Franco Poggianti
La pesca del Giunti
Sarnus, 2022, pp. 228, € 14,00
Prendi una accozzaglia originale di livornesi degli anni sessanta - una ex violoncellista che suona la fisarmonica, un avvocato, un professore d’inglese, uno chef anarchico, due operai comunisti, un dentista, una attrice mancata, un primario d’ospedale, un trombettista jazz, un adolescente nella sua tempesta ormonale -, falli riunire ogni mercoledì sera nella fiaschetteria d’Alfredo perennemente briao, e potrai ascoltarne di tutti i colori: scontri sulla politica, gossip e storie di corna, fatti di cronaca, il tutto condito da moccoli colorati -bestemmie- come era buona abitudine in certi ambienti toscani. Con finale di musica e canti: “Più che altro si dedicavano al cazzeggio, più che altro. Ma, via via, inciampavano in qualche ragionamento serio. Un po’ come succede oggi nei talcsciò alla tv”.
Ciò che agita il gruppo è la notizia di un morto ammazzato trovato vicino alla Fortezza Nova “l’antico bastione che sovrasta piazza della Repubblica, circondata dall’acqua dei fossi e collegata alla terraferma da un ponte in muratura in sostituzione del vecchio ponte levatoio”, allora zona di baraccati: “La cosa che più mi fa male… è vede’ che a più di vent’anni dalla fine della guerra, ci sono ancora tanti disgraziati senza casa, che le baracche sono ancora in piedi e dentro c’è gente che vive pigiata come l’acciughe”. Ci sia augura che la storia del morto in Fortezza convinca la amministrazione comunale a risolvere il problema dei tuguri.
Il fatto è che viene accusata di omicidio l’Asmara, una anziana delle baracche, che non ha mai fatto male a una mosca, che ha perso i genitori nel bombardamento del maggio ’43, tirata fuori dalle macerie due giorni dopo, illesa ma senza più l’uso della parola: la poveretta che finisce in cella porta a galla le condizioni dei baraccati.
Qualcosa deve escogitare la combriccola del mercoledì, tanto più che è stato l’avvocato del gruppo a interessarsi dell’Asmara, tanto più perché il professore è un assiduo frequentatore della Biblioteca Labronica di Villa Fabbricotti, e proprio quell’ambiente gli suggerisce un piano per ricattare il Comune e costringerlo ad affrontare rapidamente la situazione.
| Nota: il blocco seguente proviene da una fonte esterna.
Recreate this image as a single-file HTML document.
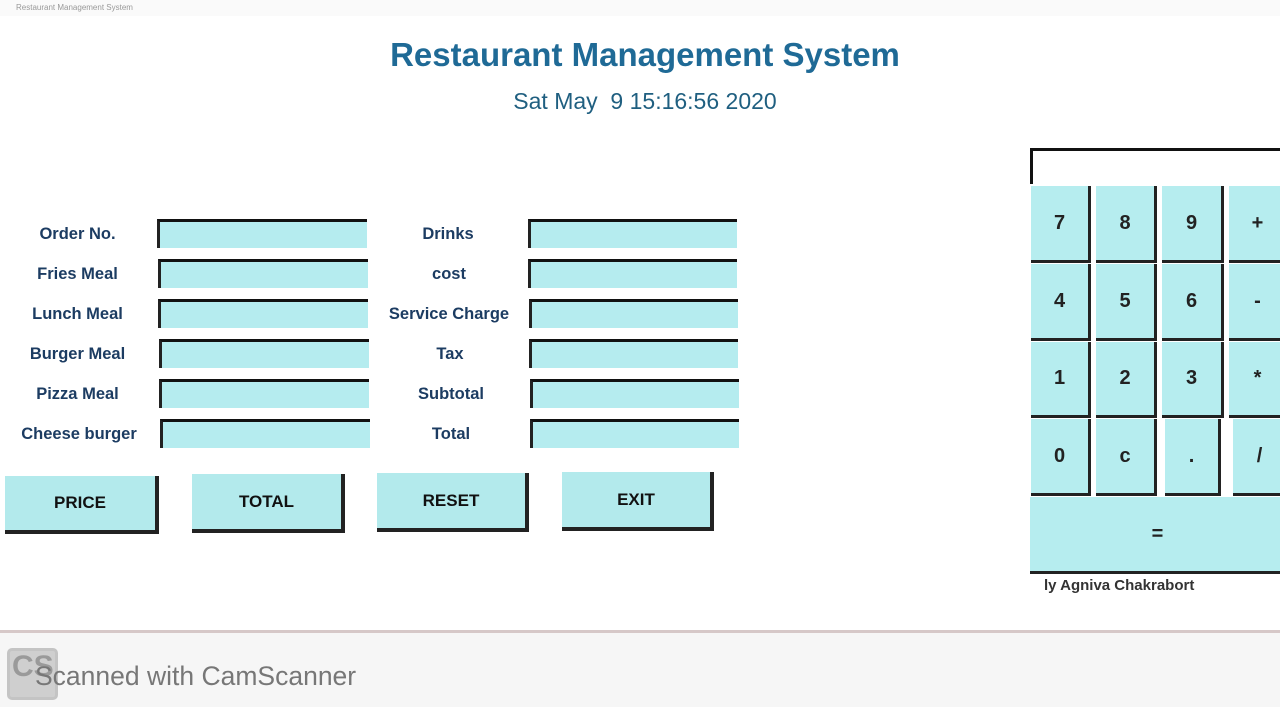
<!DOCTYPE html>
<html><head><meta charset="utf-8"><style>
body{margin:0;width:1280px;height:707px;background:#fff;position:relative;overflow:hidden;font-family:"Liberation Sans",Arial,sans-serif}
div{position:absolute;box-sizing:border-box}
.t{color:#1c3c62;font-weight:bold;font-size:16.5px;text-align:center;white-space:nowrap}
.e{background:#b5ecef;border-top:3px solid #111;border-left:3px solid #222;height:29px}
.b{background:#b3eaec;border-right:4px solid #222;border-bottom:4px solid #222;font-weight:bold;font-size:17px;color:#111;display:flex;align-items:center;justify-content:center}
.k{background:#b6edef;border-right:3px solid #222;border-bottom:3px solid #222;font-weight:bold;font-size:20px;color:#222;display:flex;align-items:center;justify-content:center}
</style></head><body>
<div style="left:0;top:0;width:1280px;height:16px;background:#fafafa;font-size:8px;color:#999;padding:3px 0 0 16px">Restaurant Management System</div>
<div style="left:0;top:36px;width:1290px;text-align:center;font-size:33px;font-weight:bold;color:#1f6a96">Restaurant Management System</div>
<div style="left:0;top:88px;width:1290px;text-align:center;font-size:23px;color:#1f5f80;white-space:pre">Sat May  9 15:16:56 2020</div>

<div class="t" style="left:0;top:225px;width:155px">Order No.</div>
<div class="t" style="left:0;top:265px;width:155px">Fries Meal</div>
<div class="t" style="left:0;top:305px;width:155px">Lunch Meal</div>
<div class="t" style="left:0;top:345px;width:155px">Burger Meal</div>
<div class="t" style="left:0;top:385px;width:155px">Pizza Meal</div>
<div class="t" style="left:0;top:425px;width:158px">Cheese burger</div>
<div class="e" style="left:157px;top:219px;width:210px"></div>
<div class="e" style="left:158px;top:259px;width:210px"></div>
<div class="e" style="left:158px;top:299px;width:210px"></div>
<div class="e" style="left:159px;top:339px;width:210px"></div>
<div class="e" style="left:159px;top:379px;width:210px"></div>
<div class="e" style="left:160px;top:419px;width:210px"></div>

<div class="t" style="left:370px;top:225px;width:156px">Drinks</div>
<div class="t" style="left:370px;top:265px;width:158px">cost</div>
<div class="t" style="left:370px;top:305px;width:158px">Service Charge</div>
<div class="t" style="left:370px;top:345px;width:160px">Tax</div>
<div class="t" style="left:370px;top:385px;width:162px">Subtotal</div>
<div class="t" style="left:370px;top:425px;width:162px">Total</div>
<div class="e" style="left:528px;top:219px;width:209px"></div>
<div class="e" style="left:528px;top:259px;width:209px"></div>
<div class="e" style="left:529px;top:299px;width:209px"></div>
<div class="e" style="left:529px;top:339px;width:209px"></div>
<div class="e" style="left:530px;top:379px;width:209px"></div>
<div class="e" style="left:530px;top:419px;width:209px"></div>

<div class="b" style="left:5px;top:476px;width:154px;height:58px">PRICE</div>
<div class="b" style="left:192px;top:474px;width:153px;height:59px">TOTAL</div>
<div class="b" style="left:377px;top:473px;width:152px;height:59px">RESET</div>
<div class="b" style="left:562px;top:472px;width:152px;height:59px">EXIT</div>

<div style="left:1030px;top:148px;width:250px;height:36px;border-top:3px solid #111;border-left:3px solid #111"></div>
<div class="k" style="left:1031px;top:186px;width:60px;height:77px">7</div>
<div class="k" style="left:1096px;top:186px;width:61px;height:77px">8</div>
<div class="k" style="left:1162px;top:186px;width:62px;height:77px">9</div>
<div class="k" style="left:1229px;top:186px;width:60px;height:77px">+</div>
<div class="k" style="left:1031px;top:264px;width:60px;height:77px">4</div>
<div class="k" style="left:1096px;top:264px;width:61px;height:77px">5</div>
<div class="k" style="left:1162px;top:264px;width:62px;height:77px">6</div>
<div class="k" style="left:1229px;top:264px;width:60px;height:77px">-</div>
<div class="k" style="left:1031px;top:342px;width:60px;height:76px">1</div>
<div class="k" style="left:1096px;top:342px;width:61px;height:76px">2</div>
<div class="k" style="left:1162px;top:342px;width:62px;height:76px">3</div>
<div class="k" style="left:1229px;top:342px;width:60px;height:76px">*</div>
<div class="k" style="left:1031px;top:419px;width:60px;height:77px">0</div>
<div class="k" style="left:1096px;top:419px;width:61px;height:77px">c</div>
<div class="k" style="left:1165px;top:419px;width:56px;height:77px">.</div>
<div class="k" style="left:1233px;top:419px;width:56px;height:77px">/</div>
<div class="k" style="left:1030px;top:497px;width:260px;height:77px;padding-right:2px">=</div>
<div style="left:1044px;top:577px;font-size:15px;font-weight:bold;color:#333">ly Agniva Chakrabort</div>

<div style="left:0;top:630px;width:1280px;height:3px;background:#d6c8c8"></div>
<div style="left:0;top:633px;width:1280px;height:74px;background:#f6f6f6"></div>
<div style="left:7px;top:648px;width:51px;height:52px;background:#cfcfcf;border-radius:5px;border:3px solid #c4c4c4"></div>
<div style="left:12px;top:650px;font-size:30px;font-weight:bold;color:#9a9a9a">CS</div>
<div style="left:35px;top:661px;font-size:26.5px;color:#777">Scanned with CamScanner</div>
</body></html>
Si viene coinvolti così in un clima che ricorda I soliti ignoti, con l’improvvisazione e l’ingenuità che strappano un sorriso, con la stesura di un furto nei minimi dettagli, con la ricerca di una mano esperta e leggera che non lasci alcun segno. Tutto in un crescendo di eccitazione che non esclude ansia ma non rinnega il progetto, ansia legata alla paura del fallimento, ché allora il carcere dei Domenicani avrebbe spalancato le porte a tutti.
Intanto gli incontri del mercoledì sono occasione di golose cene, col profumo del cacciucco che allaga la fiaschetteria, mentre si intrecciano storie, nascono e si consumano amori.
Riusciranno questi temerari nel loro progetto? Riusciranno a incidere sulla rimozione delle baracche? O finiranno tutti ai Domenicani? Per la risposta si potrebbero cercare i loro nomi tra i carcerati di quegli anni - se non fosse che tutto è opera di fantasia - o comunque si potrebbe andare a Livorno a controllare se esistono ancora le baracche, o magari da quando non ci sono più!
È un romanzo che cattura e diverte, pieno di colore, questo del Poggianti - giornalista fin dal 1967, assunto al TG3 Rai nel ’79 -, dove il dialetto risuona largo e musicale, un romanzo ricco di profumi di mare, di figure e figurine scolpite a tutto tondo, di bestemmiatori sì, ma brave persone. Teatrali sempre, i livornesi degli anni sessanta: “C’è tutta la Livorno rissosa e irriverente, ma soprattutto c’è la teatralità labronica fatta di battute paradossali, di gesti esagerati, di toni accesi. Una teatralità che ha come palcoscenico strade, piazze, mercati, ma anche filobus, bar, cortili: tutti quei luoghi dove sia possibile recitare a soggetto e, soprattutto, avere un pubblico”.